Social Distance Insistances
My husband and I went to what we thought was going to be an intimate gathering of friends. When we got there, we discovered fifty- some people all without masks and not distancing. We know most of them but still… no masks and no distancing. We stayed less than 15 minutes and bolted, and now the hosts are pissed at us for not staying and being part of the fun.
If you stayed and partied everything could have been fine… or perhaps not. You and your husband decided not to roll the dice and there’s nothing wrong with that- it’s simply your choice. You have to do what’s comfortable for you and the hosts should understand that. They can appreciate your viewpoint and move on… or perhaps not. Regardless, you did the right thing for you- don’t second guess.
I’m been chatting with a few guys on a few Apps since the beginning of the shutdown. It’s August and they all still refuse to get together in person. It’s not like I’m suggesting meeting in a crowd- I’ve suggested grabbing a coffee and hitting a bench for an in-person conversation while masked and practicing social distancing. I’m always turned down. Why do you think this is?
It’s one of two things… maybe you’re chatting online with cautious people who take the protocols of the day seriously, and if so you have no choice but to ride out the restrictions and meet at a later date. Or maybe you’re chatting with people who would never want to take it offline regardless of the current situation. Follow your Spidey Senses- some are worth the wait.
I was invited to a wedding this month and even though I really want to go and it’s only going to be family, I’m not sure about going. I feel going is irresponsible.

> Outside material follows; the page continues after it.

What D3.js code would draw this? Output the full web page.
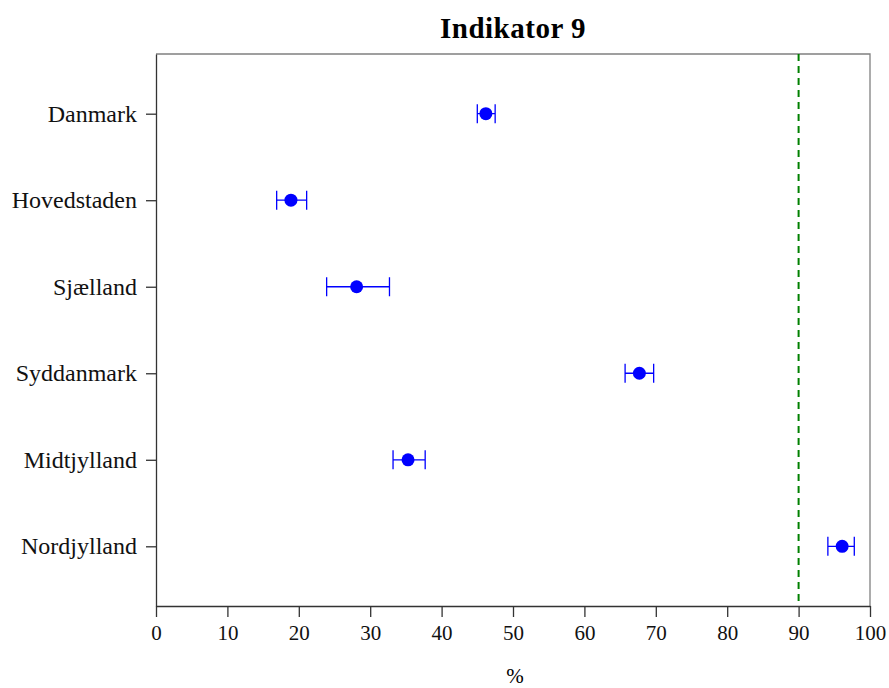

Sending a lovely gift along with your regrets is totally fine if you feel icky about attending. If you want to be part of the celebration, you can always do so responsibly- mask on, maintain distance and forgo the hugs and handshakes. A happy medium would be to attend the ceremony and bow out of the reception where the masks will be off while enjoying a meal. Times like this, especially with family, you’ll find that not attending or partially attending will be met with zero pushback. Do what you think is right.